→ Data block
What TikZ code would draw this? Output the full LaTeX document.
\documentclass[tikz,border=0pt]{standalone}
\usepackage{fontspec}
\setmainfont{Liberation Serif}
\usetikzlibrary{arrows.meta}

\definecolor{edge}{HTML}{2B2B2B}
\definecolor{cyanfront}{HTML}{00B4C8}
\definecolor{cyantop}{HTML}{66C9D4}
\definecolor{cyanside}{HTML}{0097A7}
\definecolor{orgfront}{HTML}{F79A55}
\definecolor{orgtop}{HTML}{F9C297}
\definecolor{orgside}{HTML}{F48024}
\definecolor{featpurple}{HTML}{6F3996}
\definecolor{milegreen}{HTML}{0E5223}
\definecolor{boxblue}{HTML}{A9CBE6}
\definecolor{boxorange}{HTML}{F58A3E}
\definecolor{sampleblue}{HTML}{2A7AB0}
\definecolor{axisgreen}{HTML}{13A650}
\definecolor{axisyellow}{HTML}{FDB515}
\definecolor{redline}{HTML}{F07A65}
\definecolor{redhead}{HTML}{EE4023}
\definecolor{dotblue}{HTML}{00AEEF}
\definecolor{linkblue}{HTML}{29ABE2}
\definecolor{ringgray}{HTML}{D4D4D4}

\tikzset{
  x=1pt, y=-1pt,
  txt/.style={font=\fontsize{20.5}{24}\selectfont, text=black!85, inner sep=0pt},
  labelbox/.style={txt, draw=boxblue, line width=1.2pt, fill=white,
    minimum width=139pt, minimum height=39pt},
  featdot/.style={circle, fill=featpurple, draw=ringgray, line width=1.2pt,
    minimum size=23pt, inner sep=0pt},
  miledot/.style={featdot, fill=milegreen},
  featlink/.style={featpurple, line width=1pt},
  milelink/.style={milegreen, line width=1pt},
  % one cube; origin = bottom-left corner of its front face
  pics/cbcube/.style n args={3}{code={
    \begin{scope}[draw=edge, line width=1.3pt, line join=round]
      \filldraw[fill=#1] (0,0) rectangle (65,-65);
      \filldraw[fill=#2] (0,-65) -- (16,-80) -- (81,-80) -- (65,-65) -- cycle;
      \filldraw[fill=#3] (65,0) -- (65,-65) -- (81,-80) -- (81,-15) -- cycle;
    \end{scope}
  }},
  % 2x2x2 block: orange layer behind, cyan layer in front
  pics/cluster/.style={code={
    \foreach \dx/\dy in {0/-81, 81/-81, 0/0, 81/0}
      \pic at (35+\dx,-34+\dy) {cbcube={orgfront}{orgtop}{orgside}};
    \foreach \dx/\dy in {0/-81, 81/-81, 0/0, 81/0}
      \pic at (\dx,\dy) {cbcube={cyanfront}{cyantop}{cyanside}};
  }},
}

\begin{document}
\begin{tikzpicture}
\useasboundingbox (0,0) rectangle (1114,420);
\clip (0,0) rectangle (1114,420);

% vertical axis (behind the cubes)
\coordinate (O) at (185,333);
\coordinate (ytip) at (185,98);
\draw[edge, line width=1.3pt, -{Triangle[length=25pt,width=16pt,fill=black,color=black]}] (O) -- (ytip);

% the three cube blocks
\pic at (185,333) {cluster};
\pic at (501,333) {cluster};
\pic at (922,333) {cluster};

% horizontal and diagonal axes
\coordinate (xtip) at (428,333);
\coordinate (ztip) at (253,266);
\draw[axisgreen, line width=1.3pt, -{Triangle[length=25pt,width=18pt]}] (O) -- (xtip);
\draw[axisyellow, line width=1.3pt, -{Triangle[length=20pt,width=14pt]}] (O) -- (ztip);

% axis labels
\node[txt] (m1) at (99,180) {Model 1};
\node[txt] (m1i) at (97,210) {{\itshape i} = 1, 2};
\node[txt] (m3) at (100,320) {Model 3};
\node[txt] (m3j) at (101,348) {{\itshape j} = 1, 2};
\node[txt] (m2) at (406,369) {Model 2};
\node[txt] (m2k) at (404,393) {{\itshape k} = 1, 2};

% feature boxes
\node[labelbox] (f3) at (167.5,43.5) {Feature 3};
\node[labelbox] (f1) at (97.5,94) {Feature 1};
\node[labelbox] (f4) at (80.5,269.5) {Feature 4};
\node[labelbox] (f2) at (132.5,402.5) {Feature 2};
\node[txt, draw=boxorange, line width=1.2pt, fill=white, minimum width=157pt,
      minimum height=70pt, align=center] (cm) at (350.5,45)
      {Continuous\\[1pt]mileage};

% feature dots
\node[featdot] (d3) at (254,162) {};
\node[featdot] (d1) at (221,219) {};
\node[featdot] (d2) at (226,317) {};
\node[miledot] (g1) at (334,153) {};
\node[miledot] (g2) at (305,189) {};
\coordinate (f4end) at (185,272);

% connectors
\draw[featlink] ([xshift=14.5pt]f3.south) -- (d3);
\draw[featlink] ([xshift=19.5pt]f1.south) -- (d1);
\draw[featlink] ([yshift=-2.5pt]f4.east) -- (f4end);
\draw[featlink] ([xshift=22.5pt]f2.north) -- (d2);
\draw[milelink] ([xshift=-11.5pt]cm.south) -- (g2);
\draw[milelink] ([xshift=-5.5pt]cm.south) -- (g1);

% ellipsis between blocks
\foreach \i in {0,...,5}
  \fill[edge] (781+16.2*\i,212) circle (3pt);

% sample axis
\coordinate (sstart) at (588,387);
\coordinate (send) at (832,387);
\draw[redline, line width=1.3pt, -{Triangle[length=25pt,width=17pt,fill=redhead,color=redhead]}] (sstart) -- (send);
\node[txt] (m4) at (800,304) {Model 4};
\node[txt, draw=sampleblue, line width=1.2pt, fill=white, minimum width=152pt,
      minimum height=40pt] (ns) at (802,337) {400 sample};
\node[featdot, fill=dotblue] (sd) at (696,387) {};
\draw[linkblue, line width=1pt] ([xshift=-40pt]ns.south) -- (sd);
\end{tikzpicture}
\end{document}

→ Written request
Each line of the listing should be echoed back exactly.

→ Result of the task
What TikZ code would draw this? Output the full LaTeX document.
\documentclass[tikz,border=0pt]{standalone}
\usepackage{fontspec}
\setmainfont{Liberation Serif}
\usetikzlibrary{arrows.meta}

\definecolor{edge}{HTML}{2B2B2B}
\definecolor{cyanfront}{HTML}{00B4C8}
\definecolor{cyantop}{HTML}{66C9D4}
\definecolor{cyanside}{HTML}{0097A7}
\definecolor{orgfront}{HTML}{F79A55}
\definecolor{orgtop}{HTML}{F9C297}
\definecolor{orgside}{HTML}{F48024}
\definecolor{featpurple}{HTML}{6F3996}
\definecolor{milegreen}{HTML}{0E5223}
\definecolor{boxblue}{HTML}{A9CBE6}
\definecolor{boxorange}{HTML}{F58A3E}
\definecolor{sampleblue}{HTML}{2A7AB0}
\definecolor{axisgreen}{HTML}{13A650}
\definecolor{axisyellow}{HTML}{FDB515}
\definecolor{redline}{HTML}{F07A65}
\definecolor{redhead}{HTML}{EE4023}
\definecolor{dotblue}{HTML}{00AEEF}
\definecolor{linkblue}{HTML}{29ABE2}
\definecolor{ringgray}{HTML}{D4D4D4}

\tikzset{
  x=1pt, y=-1pt,
  txt/.style={font=\fontsize{20.5}{24}\selectfont, text=black!85, inner sep=0pt},
  labelbox/.style={txt, draw=boxblue, line width=1.2pt, fill=white,
    minimum width=139pt, minimum height=39pt},
  featdot/.style={circle, fill=featpurple, draw=ringgray, line width=1.2pt,
    minimum size=23pt, inner sep=0pt},
  miledot/.style={featdot, fill=milegreen},
  featlink/.style={featpurple, line width=1pt},
  milelink/.style={milegreen, line width=1pt},
  % one cube; origin = bottom-left corner of its front face
  pics/cbcube/.style n args={3}{code={
    \begin{scope}[draw=edge, line width=1.3pt, line join=round]
      \filldraw[fill=#1] (0,0) rectangle (65,-65);
      \filldraw[fill=#2] (0,-65) -- (16,-80) -- (81,-80) -- (65,-65) -- cycle;
      \filldraw[fill=#3] (65,0) -- (65,-65) -- (81,-80) -- (81,-15) -- cycle;
    \end{scope}
  }},
  % 2x2x2 block: orange layer behind, cyan layer in front
  pics/cluster/.style={code={
    \foreach \dx/\dy in {0/-81, 81/-81, 0/0, 81/0}
      \pic at (35+\dx,-34+\dy) {cbcube={orgfront}{orgtop}{orgside}};
    \foreach \dx/\dy in {0/-81, 81/-81, 0/0, 81/0}
      \pic at (\dx,\dy) {cbcube={cyanfront}{cyantop}{cyanside}};
  }},
}

\begin{document}
\begin{tikzpicture}
\useasboundingbox (0,0) rectangle (1114,420);
\clip (0,0) rectangle (1114,420);

% vertical axis (behind the cubes)
\coordinate (O) at (185,333);
\coordinate (ytip) at (185,98);
\draw[edge, line width=1.3pt, -{Triangle[length=25pt,width=16pt,fill=black,color=black]}] (O) -- (ytip);

% the three cube blocks
\pic at (185,333) {cluster};
\pic at (501,333) {cluster};
\pic at (922,333) {cluster};

% horizontal and diagonal axes
\coordinate (xtip) at (428,333);
\coordinate (ztip) at (253,266);
\draw[axisgreen, line width=1.3pt, -{Triangle[length=25pt,width=18pt]}] (O) -- (xtip);
\draw[axisyellow, line width=1.3pt, -{Triangle[length=20pt,width=14pt]}] (O) -- (ztip);

% axis labels
\node[txt] (m1) at (99,180) {Model 1};
\node[txt] (m1i) at (97,210) {{\itshape i} = 1, 2};
\node[txt] (m3) at (100,320) {Model 3};
\node[txt] (m3j) at (101,348) {{\itshape j} = 1, 2};
\node[txt] (m2) at (406,369) {Model 2};
\node[txt] (m2k) at (404,393) {{\itshape k} = 1, 2};

% feature boxes
\node[labelbox] (f3) at (167.5,43.5) {Feature 3};
\node[labelbox] (f1) at (97.5,94) {Feature 1};
\node[labelbox] (f4) at (80.5,269.5) {Feature 4};
\node[labelbox] (f2) at (132.5,402.5) {Feature 2};
\node[txt, draw=boxorange, line width=1.2pt, fill=white, minimum width=157pt,
      minimum height=70pt, align=center] (cm) at (350.5,45)
      {Continuous\\[1pt]mileage};

% feature dots
\node[featdot] (d3) at (254,162) {};
\node[featdot] (d1) at (221,219) {};
\node[featdot] (d2) at (226,317) {};
\node[miledot] (g1) at (334,153) {};
\node[miledot] (g2) at (305,189) {};
\coordinate (f4end) at (185,272);

% connectors
\draw[featlink] ([xshift=14.5pt]f3.south) -- (d3);
\draw[featlink] ([xshift=19.5pt]f1.south) -- (d1);
\draw[featlink] ([yshift=-2.5pt]f4.east) -- (f4end);
\draw[featlink] ([xshift=22.5pt]f2.north) -- (d2);
\draw[milelink] ([xshift=-11.5pt]cm.south) -- (g2);
\draw[milelink] ([xshift=-5.5pt]cm.south) -- (g1);

% ellipsis between blocks
\foreach \i in {0,...,5}
  \fill[edge] (781+16.2*\i,212) circle (3pt);

% sample axis
\coordinate (sstart) at (588,387);
\coordinate (send) at (832,387);
\draw[redline, line width=1.3pt, -{Triangle[length=25pt,width=17pt,fill=redhead,color=redhead]}] (sstart) -- (send);
\node[txt] (m4) at (800,304) {Model 4};
\node[txt, draw=sampleblue, line width=1.2pt, fill=white, minimum width=152pt,
      minimum height=40pt] (ns) at (802,337) {400 sample};
\node[featdot, fill=dotblue] (sd) at (696,387) {};
\draw[linkblue, line width=1pt] ([xshift=-40pt]ns.south) -- (sd);
\end{tikzpicture}
\end{document}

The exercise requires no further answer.